Bize Muhammed b. Müsenna, ona İbn Ebu Adî, ona Davud, ona Ebu Âliye, ona da İbn Abbas (ra) şöyle rivayet etmiştir: "Rasulullah (sav) ile beraber Mekke ile Medine arasında yolculuk ediyorduk. Bir vadiden geçtik. Hz. Peygamber (sav) 'burası hangi vadi?' diye sordu. 'Ezrak vadisidir' diye cevap verdiler. Hz. Peygamber (sav) 'sanki Musa'yı (as), görür gibiyim; iki parmağını kulaklarına koymuş, yüksek sesle telbiye getirip Allah’a niyazda bulunarak bu vadiden geçiyor' buyurarak onun ten renginden ve saçının şeklinden bahsetti. [-Ravilerden Davud bu kısmı ezberlememiştir.-] Sonra yolumuza devam ettik ve bir tepeye geldik. 'Bu tepe hangisidir?' diye sordu. 'Herşâ yahut Lift tepesidir' dediler. Bunun üzerine Hz. Peygamber (sav) 'sanki Yunus'u (as) görür gibiyim; yuları liften olan kırmızı bir dişi deveye binmiş, üzerinde yünden bir cübbe olduğu halde, telbiye getirerek (Lebbeyk Allahümme Lebbeyk diyerek), bu vadiden geçiyor' buyurdu."
Bize Amr en-Nakıd, ona Ebu Ahmed ez-Zübeyrî, ona Süfyan, ona Amr b. Yahya, ona babası (Yahya b. Umâra), ona da Ebu Said el-Hudrî; bir Yahudi yüzüne tokat vurulmuş olarak Peygamber'e (sav) geldi dedi ve hadisi Zührî'nin hadisi ile aynı manada rivayet etmiştir. Ancak ravi farklı olarak; "bilemiyorum artık, acaba Musa benden önce mi ayıldı, yoksa Tûr'daki ilk bayılması ile mi yetinildi" ifadesini kullanmıştır.
Bize Kabîsa, ona Süfyân, ona A'meş, ona Ebu Vâil, ona da Abdullah şöyle demiştir: Peygamber (sav) Huneyn ganimetlerini taksim ettiği zaman Ensâr'dan biri “Peygamber (sav) bu taksimde Allah'ın rızasını gözetmemiştir” dedi.
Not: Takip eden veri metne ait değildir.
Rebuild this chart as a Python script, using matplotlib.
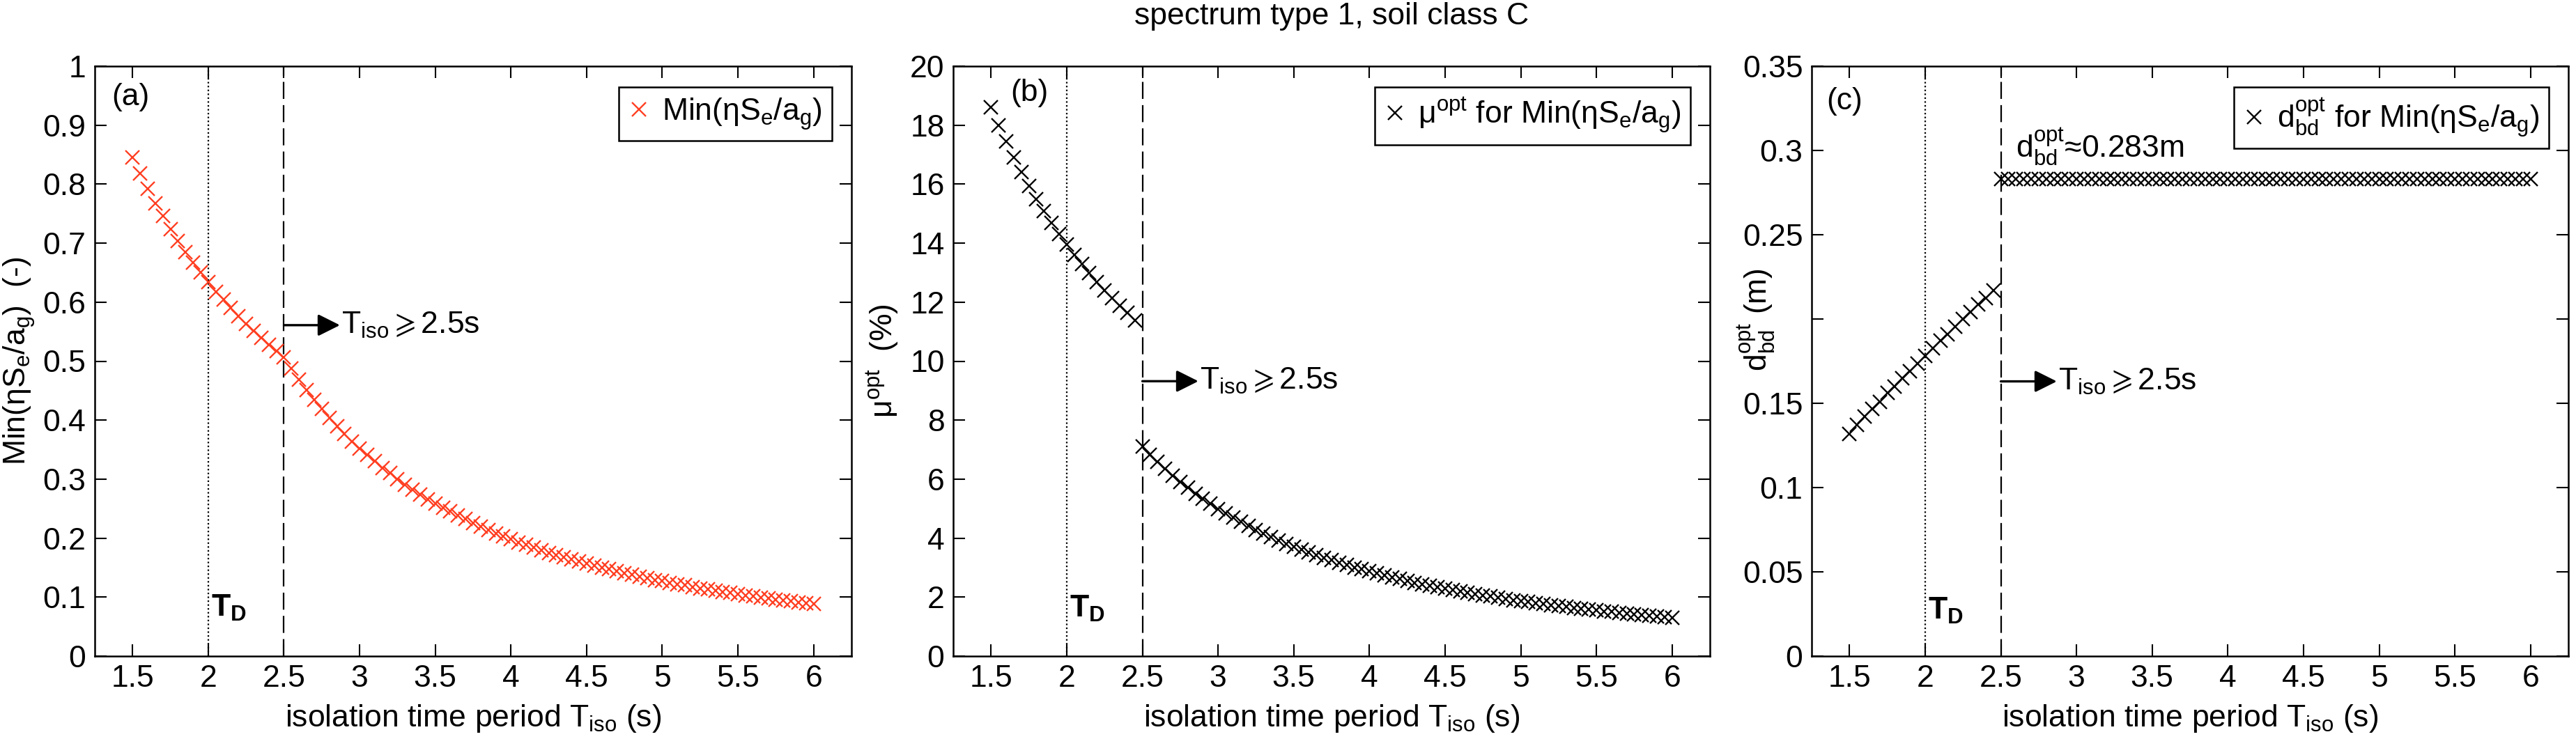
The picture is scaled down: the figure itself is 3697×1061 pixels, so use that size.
import numpy as np
import matplotlib
matplotlib.use("Agg")
import matplotlib.pyplot as plt

plt.rcParams['font.family'] = ['Liberation Sans', 'DejaVu Sans']
plt.rcParams['mathtext.fontset'] = 'custom'
plt.rcParams['mathtext.rm'] = 'Liberation Sans'
plt.rcParams['mathtext.it'] = 'Liberation Sans'
plt.rcParams['mathtext.bf'] = 'Liberation Sans:bold'
plt.rcParams['mathtext.default'] = 'regular'
plt.rcParams['mathtext.fallback'] = 'stixsans'
plt.rcParams['font.size'] = 32

# isolation periods: below 2.5 s and from 2.5 s on (step 0.05 s)
T_low = np.linspace(1.5, 2.45, 20)
T_high = np.linspace(2.5, 6.0, 71)

# (a) Min(eta*Se/ag)
se_low = [0.845, 0.818, 0.792, 0.768, 0.746, 0.724, 0.704, 0.685, 0.667, 0.650,
          0.634, 0.618, 0.604, 0.590, 0.576, 0.563, 0.551, 0.539, 0.528, 0.517]
se_high = [0.507, 0.488, 0.469, 0.451, 0.435, 0.419, 0.404, 0.390, 0.377, 0.364,
           0.352, 0.341, 0.330, 0.319, 0.310, 0.300, 0.291, 0.282, 0.274, 0.266,
           0.259, 0.252, 0.245, 0.238, 0.232, 0.225, 0.220, 0.214, 0.208, 0.203,
           0.198, 0.193, 0.189, 0.184, 0.180, 0.175, 0.171, 0.168, 0.164, 0.160,
           0.157, 0.153, 0.150, 0.147, 0.144, 0.141, 0.138, 0.135, 0.132, 0.129,
           0.127, 0.124, 0.122, 0.120, 0.117, 0.115, 0.113, 0.111, 0.109, 0.107,
           0.105, 0.103, 0.101, 0.099, 0.098, 0.096, 0.094, 0.093, 0.091, 0.090,
           0.088]

# (b) optimum friction coefficient mu (%)
mu_low = [18.60, 18.00, 17.44, 16.91, 16.41, 15.94, 15.50, 15.08, 14.68, 14.31,
          13.95, 13.61, 13.29, 12.98, 12.68, 12.40, 12.13, 11.87, 11.63, 11.39]
mu_high = [7.10, 6.83, 6.58, 6.35, 6.12, 5.91, 5.71, 5.51, 5.33, 5.16,
           4.99, 4.84, 4.69, 4.55, 4.41, 4.28, 4.16, 4.04, 3.92, 3.81,
           3.71, 3.61, 3.51, 3.42, 3.33, 3.25, 3.16, 3.09, 3.01, 2.94,
           2.87, 2.80, 2.73, 2.67, 2.61, 2.55, 2.49, 2.44, 2.39, 2.33,
           2.28, 2.24, 2.19, 2.14, 2.10, 2.06, 2.02, 1.98, 1.94, 1.90,
           1.86, 1.83, 1.79, 1.76, 1.73, 1.70, 1.67, 1.64, 1.61, 1.58,
           1.55, 1.52, 1.50, 1.47, 1.45, 1.42, 1.40, 1.38, 1.35, 1.33,
           1.31]

# (c) optimum bidirectional displacement d_bd (m)
d_low = [0.132, 0.137, 0.142, 0.1465, 0.151, 0.156, 0.160, 0.165, 0.169, 0.1735,
         0.178, 0.1825, 0.187, 0.191, 0.1955, 0.200, 0.204, 0.2085, 0.2125, 0.217]
d_high = [0.283] * 71

x_ticks = [1.5, 2, 2.5, 3, 3.5, 4, 4.5, 5, 5.5, 6]
x_ticklabels = ['1.5', '2', '2.5', '3', '3.5', '4', '4.5', '5', '5.5', '6']

RED = '#ff3f22'
T_D = 2.0
T_LIM = 2.5

fig = plt.figure(figsize=(36.98, 10.61), dpi=100)
W = 1086 / 3698
H = 847 / 1061
B = 119 / 1061
ax_a = fig.add_axes([136 / 3698, B, W, H])
ax_b = fig.add_axes([1368 / 3698, B, W, H])
ax_c = fig.add_axes([2600 / 3698, B, W, H])


def style_axes(ax):
    ax.set_xlim(1.25, 6.25)
    ax.set_xticks(x_ticks)
    ax.set_xticklabels(x_ticklabels)
    ax.tick_params(direction='in', length=12, width=1.5, top=True, right=True,
                   pad=9, labelsize=32)
    for s in ax.spines.values():
        s.set_linewidth(1.8)
    ax.axvline(T_D, color='k', lw=1.6, ls=(0, (1, 1.5)), zorder=1)
    ax.axvline(T_LIM, color='k', lw=1.6, ls=(0, (11, 4)), zorder=1)
    ax.set_xlabel('isolation time period T$_{iso}$ (s)', labelpad=10)


def arrow_note(ax, y):
    ax.annotate('', xy=(2.87, y), xytext=(2.5, y),
                arrowprops=dict(arrowstyle='-|>', color='k', lw=2.4,
                                mutation_scale=48, shrinkA=0, shrinkB=0))
    ax.text(2.88, y, r'T$_{iso}\geqslant$2.5s', va='center', ha='left', fontsize=32)


def legend_box(ax):
    leg = ax.legend(loc='upper right', bbox_to_anchor=(0.974, 0.965),
                    borderaxespad=0, fancybox=False, framealpha=1,
                    edgecolor='k', handlelength=0.7, handletextpad=0.4,
                    borderpad=0.3, fontsize=32)
    leg.get_frame().set_linewidth(1.8)


mk = dict(ls='none', marker='x', markersize=15, markeredgewidth=1.7)

# (a)
style_axes(ax_a)
ax_a.plot(T_low, se_low, color=RED, label='Min(ηS$_e$/a$_g$)', **mk)
ax_a.plot(T_high, se_high, color=RED, **mk)
ax_a.set_ylim(0, 1)
ax_a.set_yticks(np.arange(0, 1.01, 0.1))
ax_a.set_yticklabels(['0', '0.1', '0.2', '0.3', '0.4', '0.5', '0.6', '0.7', '0.8', '0.9', '1'])
ax_a.set_ylabel('Min(ηS$_e$/a$_g$)  (-)', labelpad=6)
ax_a.text(1.36, 0.948, '(a)', va='center')
ax_a.text(2.02, 0.057, r'$\mathbf{T_D}$', va='bottom')
arrow_note(ax_a, 0.561)
legend_box(ax_a)

# (b)
style_axes(ax_b)
ax_b.plot(T_low, mu_low, color='k', label='μ$^{opt}$ for Min(ηS$_e$/a$_g$)', **mk)
ax_b.plot(T_high, mu_high, color='k', **mk)
ax_b.set_ylim(0, 20)
ax_b.set_yticks(np.arange(0, 21, 2))
ax_b.set_ylabel('μ$^{opt}$  (%)', labelpad=10)
ax_b.text(1.63, 19.1, '(b)', va='center')
ax_b.text(2.02, 1.11, r'$\mathbf{T_D}$', va='bottom')
arrow_note(ax_b, 9.32)
legend_box(ax_b)
ax_b.set_title('spectrum type 1, soil class C', fontsize=32, pad=43)

# (c)
style_axes(ax_c)
ax_c.plot(T_low, d_low, color='k', label='d$_{bd}^{opt}$ for Min(ηS$_e$/a$_g$)', **mk)
ax_c.plot(T_high, d_high, color='k', **mk)
ax_c.set_ylim(0, 0.35)
ax_c.set_yticks([0, 0.05, 0.1, 0.15, 0.2, 0.25, 0.3, 0.35])
ax_c.set_yticklabels(['0', '0.05', '0.1', '0.15', '', '0.25', '0.3', '0.35'])
ax_c.set_ylabel('d$_{bd}^{opt}$ (m)')
ax_c.yaxis.set_label_coords(-0.046, 0.57)
ax_c.text(1.35, 0.329, '(c)', va='center')
ax_c.text(2.02, 0.018, r'$\mathbf{T_D}$', va='bottom')
ax_c.text(2.6, 0.296, 'd$_{bd}^{opt}$≈0.283m', va='baseline')
arrow_note(ax_c, 0.163)
legend_box(ax_c)

fig.savefig('out.png', dpi=100)
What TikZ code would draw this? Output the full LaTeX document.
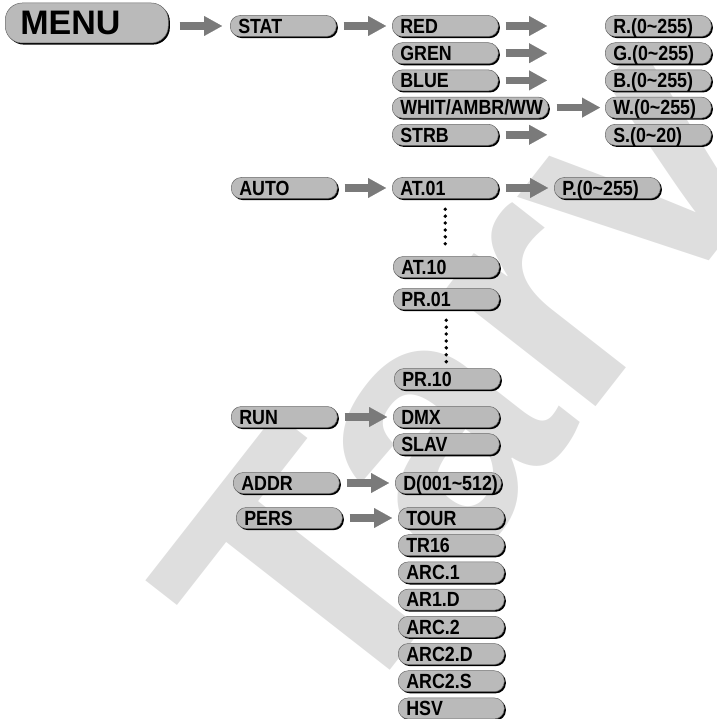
\documentclass[tikz,border=0pt]{standalone}
\usepackage{fontspec}
\setmainfont[FakeStretch=0.87]{Liberation Sans}
\newfontfamily\menufont{Liberation Sans}
\usetikzlibrary{positioning}
\usetikzlibrary{arrows.meta,shadows}

\definecolor{boxgray}{RGB}{186,186,186}
\definecolor{edgegray}{RGB}{105,105,105}
\definecolor{arrowgray}{RGB}{122,122,122}
\definecolor{markgray}{RGB}{222,222,222}

\tikzset{
  menubox/.style={rounded corners=10pt, fill=boxgray, draw=edgegray, line width=0.5pt,
    drop shadow={shadow xshift=1.6pt, shadow yshift=-1.6pt, fill=black, opacity=1},
    text width=#1, align=left, inner xsep=8pt, inner ysep=0pt,
    minimum height=21pt, text height=14.6pt, text depth=0pt,
    font=\fontsize{20.5}{21}\selectfont\bfseries, anchor=west},
  menubox/.default=90pt,
  nextbox/.style={below=5.7pt of #1.south west, anchor=north west},
  goarrow/.style={draw=arrowgray, line width=7.5pt, shorten <=7pt, shorten >=6pt,
    -{Triangle[length=18pt,width=20pt,line width=0.01pt]}},
  dotline/.style={line width=3.8pt, line cap=round, dash pattern=on 0pt off 6.9pt,
    shorten <=10.5pt, shorten >=6.5pt},
}

\begin{document}
\begin{tikzpicture}[x=1pt,y=1pt]
  \useasboundingbox (0,0) rectangle (716,-719);
  % watermark
  \node[text=markgray, rotate=52, font=\menufont\fontsize{360}{360}\selectfont\bfseries] (mark) at (468,-372) {Tarv};

  % main menu
  \node[menubox=133pt, inner xsep=15pt, minimum height=40pt, text height=24pt,
        rounded corners=17pt, font=\menufont\fontsize{34}{34}\selectfont\bfseries] (menu) at (5,-23) {MENU};

  % first level
  \node[menubox] (stat) at (230,-26) {STAT};
  \node[menubox] (auto) at (231,-188) {AUTO};
  \node[menubox] (run) at (231,-417) {RUN};
  \node[menubox] (addr) at (233,-483) {ADDR};
  \node[menubox] (pers) at (236,-518) {PERS};

  % static colours
  \node[menubox] (red) at (392,-26) {RED};
  \node[menubox, nextbox=red] (gren) {GREN};
  \node[menubox, nextbox=gren] (blue) {BLUE};
  \node[menubox=140pt, nextbox=blue] (whit) {WHIT/AMBR/WW};
  \node[menubox, nextbox=whit] (strb) {STRB};
  \node[menubox] (rval) at (605,-26) {R.(0\textasciitilde255)};
  \node[menubox, nextbox=rval] (gval) {G.(0\textasciitilde255)};
  \node[menubox, nextbox=gval] (bval) {B.(0\textasciitilde255)};
  \node[menubox, nextbox=bval] (wval) {W.(0\textasciitilde255)};
  \node[menubox, nextbox=wval] (sval) {S.(0\textasciitilde20)};

  % auto and programs
  \node[menubox] (at01) at (392,-188) {AT.01};
  \node[menubox] (pval) at (554,-188) {P.(0\textasciitilde255)};
  \node[menubox] (at10) at (393,-267) {AT.10};
  \node[menubox] (pr01) at (393,-299) {PR.01};
  \node[menubox] (pr10) at (394,-379) {PR.10};

  % run mode and address
  \node[menubox] (dmx) at (393,-417) {DMX};
  \node[menubox, nextbox=dmx] (slav) {SLAV};
  \node[menubox] (dadr) at (395,-483) {D(001\textasciitilde512)};

  % personalities
  \node[menubox] (tour) at (398,-518) {TOUR};
  \node[menubox, nextbox=tour] (tr16) {TR16};
  \node[menubox, nextbox=tr16] (arc1) {ARC.1};
  \node[menubox, nextbox=arc1] (ar1d) {AR1.D};
  \node[menubox, nextbox=ar1d] (arc2) {ARC.2};
  \node[menubox, nextbox=arc2] (arc2d) {ARC2.D};
  \node[menubox, nextbox=arc2d] (arc2s) {ARC2.S};
  \node[menubox, nextbox=arc2s] (hsv) {HSV};

  % arrows
  \draw[goarrow, shorten <=11pt, shorten >=8pt] (menu.east |- stat) -- (stat);
  \draw[goarrow] (stat) -- (red);
  \draw[goarrow, shorten >=58pt] (red) -- (rval);
  \draw[goarrow, shorten >=58pt] (gren) -- (gval);
  \draw[goarrow, shorten >=58pt] (blue) -- (bval);
  \draw[goarrow, shorten <=8pt, shorten >=5pt] (whit) -- (wval);
  \draw[goarrow, shorten >=58pt] (strb) -- (sval);
  \draw[goarrow] (auto) -- (at01);
  \draw[goarrow] (at01) -- (pval);
  \draw[goarrow] (run) -- (dmx);
  \draw[goarrow] (addr) -- (dadr);
  \draw[goarrow] (pers) -- (tour);

  % dots
  \draw[dotline] (at01) -- (at01 |- at10.north);
  \draw[dotline] (pr01) -- (pr01 |- pr10.north);
\end{tikzpicture}
\end{document}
Ben de bu sözü işitince gidip Peygamber'e (sav) haber verdim. Peygamber'in yüzü değişti. Sonra "Allah'ın rahmeti Mûsâ üzerine olsun. Mûsâ bundan daha fazla eziyet görmüştü de yine sabretmişti" buyurdu
Bize Kuteybe b. Saîd, ona Cerîr, ona Mansur, ona Ebu Vâil, ona da Abdullah (ra) şöyle demiştir: Huneyn günü, Hz. Peygamber (sav) bir takım kimselere (daha fazla ganimet vermeyi) önceledi. Akra'ya yüz deve, Uyeyne'ye ve diğer insanlara da benzer şekilde ganimet verdi. Orada bulunanlardan birisi “bu taksimatta Allah'ın rızası gözetilmemiştir” dedi. Ben de “bu sözleri Hz. Peygamber'e (sav) haber vereceğim” dedim. (ve gelip Hz. Peygamber'e haber verdim). Bunun üzerine Peygamber (sav) "Allah, Musa'ya rahmet etsin, bundan çok daha fazla sözle ona eziyet edildi, o yine de sabretti" buyurdu.